7. Dark Moor – Canción Del Pirata (Ancestral Romance)
The Journey: Probably not too far away from Orden Ogan’s, but it’s all in Spanish and I’ve only been studying that for three days, OK?
The Beauty: Dark Moor’s first song in their native tongue, and it’s probably more comprehensible than half their lyrics in gibberish-English. The refrain roughly translates as “My ship is my treasure, freedom is my god. My law is the fury of the wind, my only fatherland is the sea.” You know, all that Jack Sparrow-stuff. It’s probably one of Dark Moor’s strongest songs to date, vibrant, kinetic and with immortal melodies in abundance.
8. Serenity – New Horizons (Death & Legacy)
The Journey: What better way to follow up a Spanish pirate tune than with a song about someone who was actually seen as a pirate in the eyes of the Spanish? Francis Drake wasn’t only the second person to sail successfully around the world, he was also an infamous English maritime strategist and vice admiral during the defeat of the Spanish armada in the 16th century. It earned him the nickname “El Draque” or “Franciscus Draco”, which means “Francis the Dragon”. How power metal is this guy?
The Beauty: That’s a lot of history, but only one of the many fascinating stories Serenity tells on their third album, “Death & Legacy”. I described the feeling of this song in my review of that album: “From the opening ‘Set Sail To…’ segueing into ‘New Horizons’, we’re catapulted onto the bow of a 16th century explorer’s ship, cruising the high seas to the blank edges of the map.” Yeah, I just quoted myself, but in my defense: I still feel the same way.
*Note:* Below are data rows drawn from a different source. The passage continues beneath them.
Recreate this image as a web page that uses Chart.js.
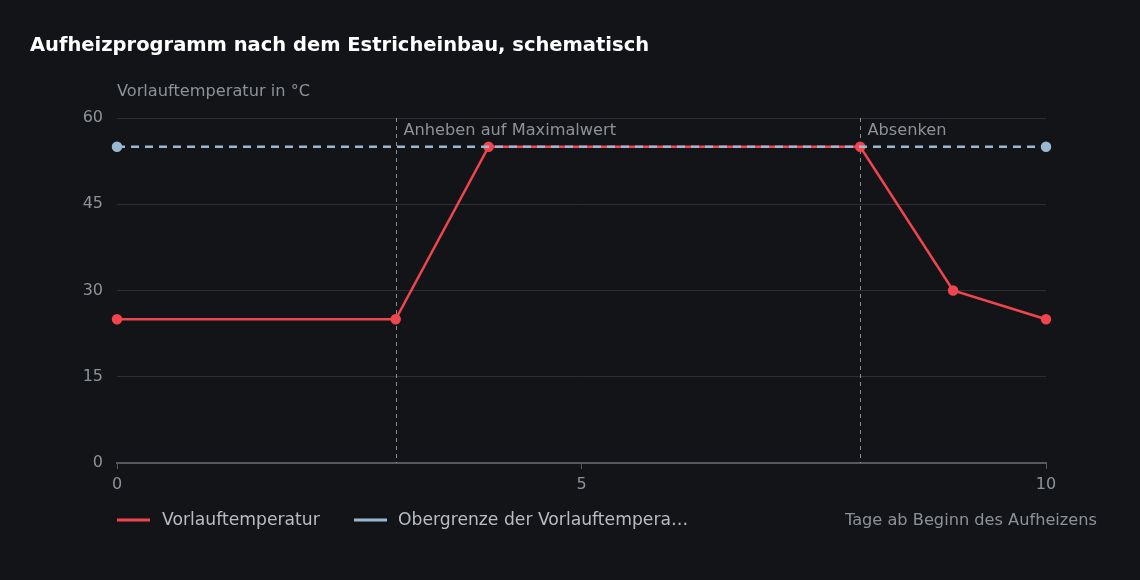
<!DOCTYPE html>
<html><head><meta charset="utf-8">
<script src="https://cdn.jsdelivr.net/npm/chart.js@4"></script>
<style>html,body{margin:0;background:#131417;}canvas{display:block}</style>
</head><body>
<div style="width:1140px;height:580px"><canvas id="c"></canvas></div>
<script>
const days = [0, 3, 4, 8, 9, 10];
const temps = [25, 25, 55, 55, 30, 25];
const limitDays = [0, 10];
const limitTemps = [55, 55];
const phaseDays = [3, 8];
const phaseLabels = ['Anheben auf Maximalwert', 'Absenken'];
const yTicks = [0, 15, 30, 45, 60];
const xTicks = [0, 5, 10];
const F = '"DejaVu Sans", sans-serif';
const RED = '#f0454f', BLUE = '#9bb8d3', MUTED = '#8d9299';

const overlay = {
  id: 'overlay',
  beforeDatasetsDraw(ch) {
    const {ctx, chartArea: a, scales: {x, y}} = ch;
    ctx.save();
    ctx.strokeStyle = '#8a8f96'; ctx.lineWidth = 1; ctx.setLineDash([4, 4]);
    phaseDays.forEach((d, i) => {
      const px = Math.round(x.getPixelForValue(d)) + 0.5;
      ctx.beginPath(); ctx.moveTo(px, a.top); ctx.lineTo(px, a.bottom); ctx.stroke();
      ctx.fillStyle = MUTED; ctx.font = '16.2px ' + F; ctx.textBaseline = 'middle';
      ctx.fillText(phaseLabels[i], px + 7, 131);
    });
    ctx.restore();
  },
  afterDraw(ch) {
    const ctx = ch.ctx;
    ctx.save();
    ctx.textBaseline = 'middle';
    ctx.fillStyle = '#ffffff'; ctx.font = 'bold 19.5px ' + F;
    ctx.fillText('Aufheizprogramm nach dem Estricheinbau, schematisch', 30, 46);
    ctx.fillStyle = MUTED; ctx.font = '16.2px ' + F;
    ctx.fillText('Vorlauftemperatur in °C', 117, 92);
    ctx.textAlign = 'right';
    ctx.fillText('Tage ab Beginn des Aufheizens', 1097, 521);
    ctx.textAlign = 'left';
    ctx.font = '17.2px ' + F;
    ctx.lineWidth = 3;
    ctx.strokeStyle = RED; ctx.beginPath(); ctx.moveTo(117, 520); ctx.lineTo(150, 520); ctx.stroke();
    ctx.fillStyle = '#b9bdc3'; ctx.fillText('Vorlauftemperatur', 162, 521);
    ctx.strokeStyle = BLUE; ctx.beginPath(); ctx.moveTo(354, 520); ctx.lineTo(387, 520); ctx.stroke();
    ctx.fillText('Obergrenze der Vorlauftempera…', 398, 521);
    ctx.restore();
  }
};

new Chart(document.getElementById('c'), {
  type: 'scatter',
  data: {
    datasets: [
      {data: limitDays.map((d, i) => ({x: d, y: limitTemps[i]})), showLine: true, clip: false,
       borderColor: BLUE, backgroundColor: BLUE, borderWidth: 2.5, borderDash: [8, 6],
       pointRadius: 4, pointHoverRadius: 4},
      {data: days.map((d, i) => ({x: d, y: temps[i]})), showLine: true, clip: false,
       borderColor: RED, backgroundColor: RED, borderWidth: 2.5,
       pointRadius: 4, pointHoverRadius: 4}
    ]
  },
  options: {
    responsive: true, maintainAspectRatio: false, animation: false,
    layout: {padding: {top: 118, right: 94, bottom: 0, left: 0}},
    plugins: {legend: {display: false}, tooltip: {enabled: false}},
    scales: {
      x: {type: 'linear', min: 0, max: 10,
          afterBuildTicks: s => { s.ticks = xTicks.map(v => ({value: v})); },
          afterFit: s => { s.height = 117; },
          grid: {display: true, drawOnChartArea: false, drawTicks: true, tickLength: 6, color: '#55595f'},
          border: {color: '#55595f', width: 2},
          ticks: {color: MUTED, font: {family: F, size: 16}, padding: 6}},
      y: {min: 0, max: 60,
          afterBuildTicks: s => { s.ticks = yTicks.map(v => ({value: v})); },
          afterFit: s => { s.width = 117; },
          grid: {color: '#2c2f33', drawTicks: false},
          border: {display: false},
          ticks: {color: MUTED, font: {family: F, size: 16}, padding: 14}}
    }
  },
  plugins: [overlay]
});
</script>
</body></html>
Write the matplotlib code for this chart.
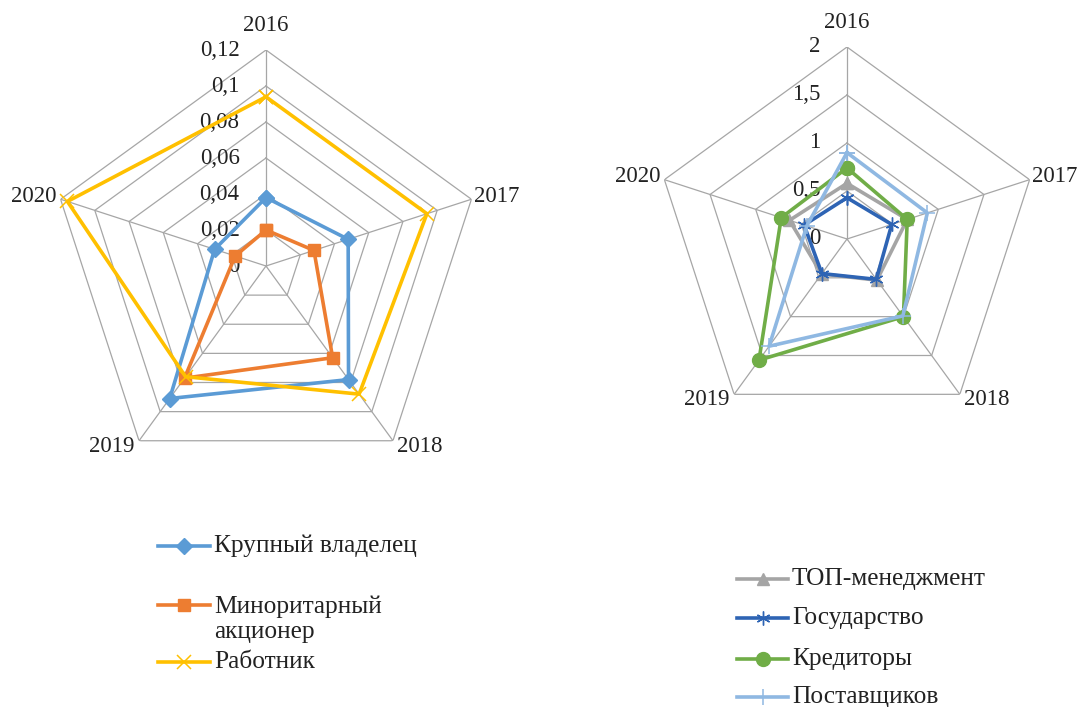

Plus there is no beating a line like “…and the fire of the cannons lights the way.”
9. Solar Fragment – Come Hell Or High Water (In Our Hands)
The Journey: A mix between “Warrior’s Heart” and “We Are Pirates!”, this seems to be about scarred individuals on a quest to maim and murder, because something must’ve pissed them off once.
The Beauty: Again there is prog, power and folk aplenty here. Solar Fragment adds a touch of aggression though, and they make slaughter and rape sound positively giddy in that firecracker chorus. Best not sing along to this too loudly in public, people might give you strange looks. The song starts out with some nice acoustics, but becomes a ball of glorious fury from a relatively unknown band that should be up there with the greats. It’s probably all that stuff about rape that holds them back.
10. Myrath – Braving The Seas (Tales Of The Sands)
The Journey: The path of a pirate sire, it would seem, with scuttling of towns and ships included. Wooden leg sold separately.
The Beauty: I always associate pirates with skull and crossbones, rum, eye-patches, Johnny Depp, and trinkets of gold, but never quite with anything geographically south of the New World or Europe. Yet here is a song from a Tunisian progressive metal band about pirates navigating the waves and such. The band’s trademark Middle-Eastern influences add an unheard-of scope and intensity to the lyrical material, making this a unique entry in this list and proving that there are still different approaches to the central theme of it.